§ TASK REQUIREMENTS: Return each line of the material verbatim.

§ RECORDED INFORMATION:
--------------------
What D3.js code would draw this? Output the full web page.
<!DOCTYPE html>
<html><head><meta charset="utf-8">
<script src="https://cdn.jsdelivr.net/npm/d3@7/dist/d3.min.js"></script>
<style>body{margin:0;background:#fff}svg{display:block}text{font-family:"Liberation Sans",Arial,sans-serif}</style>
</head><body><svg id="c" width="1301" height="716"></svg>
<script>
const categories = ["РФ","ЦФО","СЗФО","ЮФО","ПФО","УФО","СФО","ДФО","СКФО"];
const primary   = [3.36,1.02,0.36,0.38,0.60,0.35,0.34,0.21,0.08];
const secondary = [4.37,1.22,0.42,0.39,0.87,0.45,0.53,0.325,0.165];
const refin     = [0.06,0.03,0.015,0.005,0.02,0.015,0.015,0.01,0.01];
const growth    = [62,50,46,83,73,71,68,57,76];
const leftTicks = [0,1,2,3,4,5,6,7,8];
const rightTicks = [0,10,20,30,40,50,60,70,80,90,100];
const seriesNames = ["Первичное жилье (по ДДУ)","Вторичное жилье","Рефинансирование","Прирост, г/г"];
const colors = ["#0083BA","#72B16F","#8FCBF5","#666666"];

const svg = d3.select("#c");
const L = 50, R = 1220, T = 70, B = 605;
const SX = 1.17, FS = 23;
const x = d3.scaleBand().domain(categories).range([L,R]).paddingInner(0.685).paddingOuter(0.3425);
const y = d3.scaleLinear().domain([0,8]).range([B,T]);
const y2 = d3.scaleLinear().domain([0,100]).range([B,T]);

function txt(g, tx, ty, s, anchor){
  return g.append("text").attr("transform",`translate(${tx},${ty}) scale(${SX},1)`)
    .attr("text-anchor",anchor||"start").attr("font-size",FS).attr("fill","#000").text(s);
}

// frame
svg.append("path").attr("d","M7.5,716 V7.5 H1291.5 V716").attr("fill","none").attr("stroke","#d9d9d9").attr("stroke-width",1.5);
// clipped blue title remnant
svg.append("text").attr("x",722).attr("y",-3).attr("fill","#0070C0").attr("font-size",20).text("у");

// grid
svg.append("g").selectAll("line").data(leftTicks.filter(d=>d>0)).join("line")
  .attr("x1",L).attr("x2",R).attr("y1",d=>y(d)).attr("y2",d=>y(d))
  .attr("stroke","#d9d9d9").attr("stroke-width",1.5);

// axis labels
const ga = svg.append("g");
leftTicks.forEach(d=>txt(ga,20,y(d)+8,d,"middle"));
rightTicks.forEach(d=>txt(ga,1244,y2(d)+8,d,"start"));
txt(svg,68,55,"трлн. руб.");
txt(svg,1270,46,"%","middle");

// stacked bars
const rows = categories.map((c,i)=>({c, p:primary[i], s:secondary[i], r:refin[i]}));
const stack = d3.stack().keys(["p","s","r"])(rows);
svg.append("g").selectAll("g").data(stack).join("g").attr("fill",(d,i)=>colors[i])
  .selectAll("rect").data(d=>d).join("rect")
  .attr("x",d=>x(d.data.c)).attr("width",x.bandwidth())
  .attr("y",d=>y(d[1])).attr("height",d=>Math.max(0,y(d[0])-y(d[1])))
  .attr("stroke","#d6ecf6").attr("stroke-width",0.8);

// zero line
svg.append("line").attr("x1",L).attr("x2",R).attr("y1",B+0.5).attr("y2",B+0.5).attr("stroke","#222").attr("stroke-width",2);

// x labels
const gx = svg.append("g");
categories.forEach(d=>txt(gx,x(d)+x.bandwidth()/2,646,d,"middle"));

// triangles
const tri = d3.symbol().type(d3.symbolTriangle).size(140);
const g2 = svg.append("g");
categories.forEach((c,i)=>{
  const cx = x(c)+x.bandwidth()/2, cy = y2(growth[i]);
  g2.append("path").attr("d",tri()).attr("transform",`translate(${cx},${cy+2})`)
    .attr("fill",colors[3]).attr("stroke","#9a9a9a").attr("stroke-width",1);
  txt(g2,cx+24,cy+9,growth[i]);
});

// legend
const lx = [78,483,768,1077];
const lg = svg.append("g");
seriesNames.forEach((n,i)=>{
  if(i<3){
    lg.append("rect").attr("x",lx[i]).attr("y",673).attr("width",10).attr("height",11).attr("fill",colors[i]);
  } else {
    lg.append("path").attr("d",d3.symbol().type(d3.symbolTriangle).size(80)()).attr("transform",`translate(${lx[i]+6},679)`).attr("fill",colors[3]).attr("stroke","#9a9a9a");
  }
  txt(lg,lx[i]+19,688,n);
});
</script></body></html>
--------------------
§ FINISHED ANSWER:
What D3.js code would draw this? Output the full web page.
<!DOCTYPE html>
<html><head><meta charset="utf-8">
<script src="https://cdn.jsdelivr.net/npm/d3@7/dist/d3.min.js"></script>
<style>body{margin:0;background:#fff}svg{display:block}text{font-family:"Liberation Sans",Arial,sans-serif}</style>
</head><body><svg id="c" width="1301" height="716"></svg>
<script>
const categories = ["РФ","ЦФО","СЗФО","ЮФО","ПФО","УФО","СФО","ДФО","СКФО"];
const primary   = [3.36,1.02,0.36,0.38,0.60,0.35,0.34,0.21,0.08];
const secondary = [4.37,1.22,0.42,0.39,0.87,0.45,0.53,0.325,0.165];
const refin     = [0.06,0.03,0.015,0.005,0.02,0.015,0.015,0.01,0.01];
const growth    = [62,50,46,83,73,71,68,57,76];
const leftTicks = [0,1,2,3,4,5,6,7,8];
const rightTicks = [0,10,20,30,40,50,60,70,80,90,100];
const seriesNames = ["Первичное жилье (по ДДУ)","Вторичное жилье","Рефинансирование","Прирост, г/г"];
const colors = ["#0083BA","#72B16F","#8FCBF5","#666666"];

const svg = d3.select("#c");
const L = 50, R = 1220, T = 70, B = 605;
const SX = 1.17, FS = 23;
const x = d3.scaleBand().domain(categories).range([L,R]).paddingInner(0.685).paddingOuter(0.3425);
const y = d3.scaleLinear().domain([0,8]).range([B,T]);
const y2 = d3.scaleLinear().domain([0,100]).range([B,T]);

function txt(g, tx, ty, s, anchor){
  return g.append("text").attr("transform",`translate(${tx},${ty}) scale(${SX},1)`)
    .attr("text-anchor",anchor||"start").attr("font-size",FS).attr("fill","#000").text(s);
}

// frame
svg.append("path").attr("d","M7.5,716 V7.5 H1291.5 V716").attr("fill","none").attr("stroke","#d9d9d9").attr("stroke-width",1.5);
// clipped blue title remnant
svg.append("text").attr("x",722).attr("y",-3).attr("fill","#0070C0").attr("font-size",20).text("у");

// grid
svg.append("g").selectAll("line").data(leftTicks.filter(d=>d>0)).join("line")
  .attr("x1",L).attr("x2",R).attr("y1",d=>y(d)).attr("y2",d=>y(d))
  .attr("stroke","#d9d9d9").attr("stroke-width",1.5);

// axis labels
const ga = svg.append("g");
leftTicks.forEach(d=>txt(ga,20,y(d)+8,d,"middle"));
rightTicks.forEach(d=>txt(ga,1244,y2(d)+8,d,"start"));
txt(svg,68,55,"трлн. руб.");
txt(svg,1270,46,"%","middle");

// stacked bars
const rows = categories.map((c,i)=>({c, p:primary[i], s:secondary[i], r:refin[i]}));
const stack = d3.stack().keys(["p","s","r"])(rows);
svg.append("g").selectAll("g").data(stack).join("g").attr("fill",(d,i)=>colors[i])
  .selectAll("rect").data(d=>d).join("rect")
  .attr("x",d=>x(d.data.c)).attr("width",x.bandwidth())
  .attr("y",d=>y(d[1])).attr("height",d=>Math.max(0,y(d[0])-y(d[1])))
  .attr("stroke","#d6ecf6").attr("stroke-width",0.8);

// zero line
svg.append("line").attr("x1",L).attr("x2",R).attr("y1",B+0.5).attr("y2",B+0.5).attr("stroke","#222").attr("stroke-width",2);

// x labels
const gx = svg.append("g");
categories.forEach(d=>txt(gx,x(d)+x.bandwidth()/2,646,d,"middle"));

// triangles
const tri = d3.symbol().type(d3.symbolTriangle).size(140);
const g2 = svg.append("g");
categories.forEach((c,i)=>{
  const cx = x(c)+x.bandwidth()/2, cy = y2(growth[i]);
  g2.append("path").attr("d",tri()).attr("transform",`translate(${cx},${cy+2})`)
    .attr("fill",colors[3]).attr("stroke","#9a9a9a").attr("stroke-width",1);
  txt(g2,cx+24,cy+9,growth[i]);
});

// legend
const lx = [78,483,768,1077];
const lg = svg.append("g");
seriesNames.forEach((n,i)=>{
  if(i<3){
    lg.append("rect").attr("x",lx[i]).attr("y",673).attr("width",10).attr("height",11).attr("fill",colors[i]);
  } else {
    lg.append("path").attr("d",d3.symbol().type(d3.symbolTriangle).size(80)()).attr("transform",`translate(${lx[i]+6},679)`).attr("fill",colors[3]).attr("stroke","#9a9a9a");
  }
  txt(lg,lx[i]+19,688,n);
});
</script></body></html>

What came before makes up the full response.